К этому времени маму перевели на работу в санэпидстанцию. Вместе с бригадой медиков и дезинсекторов мама ездила в освобождённые от немцев деревни Ленинградской, Псковской и Новгородской областей. Немцы, уходя, оставили в этих деревнях много болезней, о которых я раньше никогда не слышала. Болели люди целыми деревнями: тиф сыпной и брюшной, туляремия, бруцеллёз, клещевой энцефалит. А в одной деревне все от мала до велика болели сифилисом.
Были полностью сожжённые деревни, где люди жили в землянках. Но некоторые деревни на Псковщине остались целы и невредимы. Люди там жили зажиточно. В каждом дворе было от двух до четырёх коров, лошади и другая живность. Было молоко, сметана, творог и др. На вопрос мамы: «Как же так случилось?» - крестьяне отвечали, что встречали приход немцев хлебом и солью. Вот и разрешили держать скот и взять большие наделы колхозной земли. А когда вернулись наши войска, их тоже встречали хлебом и солью и сытно кормили голодных солдат и партизан.
В 1944 году мама тоже переболела сыпным тифом, но, несмотря на тяжесть заболевания, выжила.
В декабре 1947 года отменили карточки, но мы по-прежнему ничего не могли купить, т.к. мама зарабатывала очень мало, а пенсию за отца на меня не платили.
Мама уговорила меня поступать в техникум пищевой промышленности: «Хоть всегда сыта будешь». Я училась и подрабатывала, где придётся: санитаркой в поликлинике, на летних каникулах – лаборанткой на опытно-абразивном заводе, вязала кофточки и продавала их в комиссионном магазине, торговала папиными карандашами «кохинор» и своими вышитыми воротничками. Мама также сдавала угол жильцам. Так я закончила техникум.
С 1952 по 1954 год я работала на пекарне техником-технологом, и был у нас мастер-бараночник – Зуич Севостьян (Сабиян) Иванович, лет 70 –75. Нам, двадцатилетним, он казался стариком. По нашей просьбе Зуич рассказывал много разных случаев из своей жизни. О том, как в 1915 году пришёл из Польши, как ходил по разным городам и везде работал пекарем. Однажды, на вопрос, где он был во время блокады Ленинграда, Севостьян Иванович рассказал, что он был в городе, и его приглашали в Смольный оформлять столы для банкетов. Банкеты были шикарные, особенно один, на Новый год. Столы ломились от угощений: икра, рыба красная и белая и другие деликатесы. А между бутылками танцевали полуголые и полуголодные балерины…
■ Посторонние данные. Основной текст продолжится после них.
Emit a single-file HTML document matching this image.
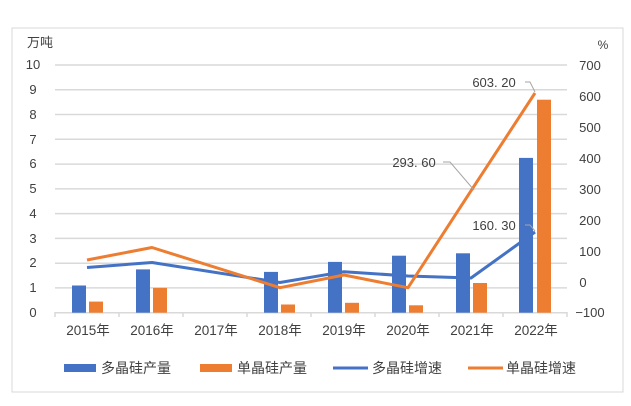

За стенами Смольного народ получал по 125 –200 граммов хлеба и умирал. Моя двоюродная сестра Кира родила девочку в начале блокады, которая вскоре умерла, и ребёнка не хоронили до весны (она лежала в холодной комнате), чтобы получать детскую продуктовую карточку. Это спасло жизнь сестре.
Начальник треста хлебопечения Смирнов тот банкет организовал, но сам не присутствовал на нём, потому и остался жив и возглавил трест хлебопечения в пятидесятых годах.
Позже было заведено так называемое «Попковское дело». Всех обвиняемых расстреляли. А потом реабилитировали. Почему? Ведь банкет-то был. Я не знаю, был ли на этом банкете Жданов, Севостьян Иванович никаких фамилий не называл. Только жалел Смирнова, который с тех пор жил один, без семьи, только собака была его другом.
Прошло столько лет, а за Кремлёвской стеной живут и работают люди, которые ничего не знают о нуждах народа. Это другие люди, а народ тот же. И отношение власти к народу прежнее.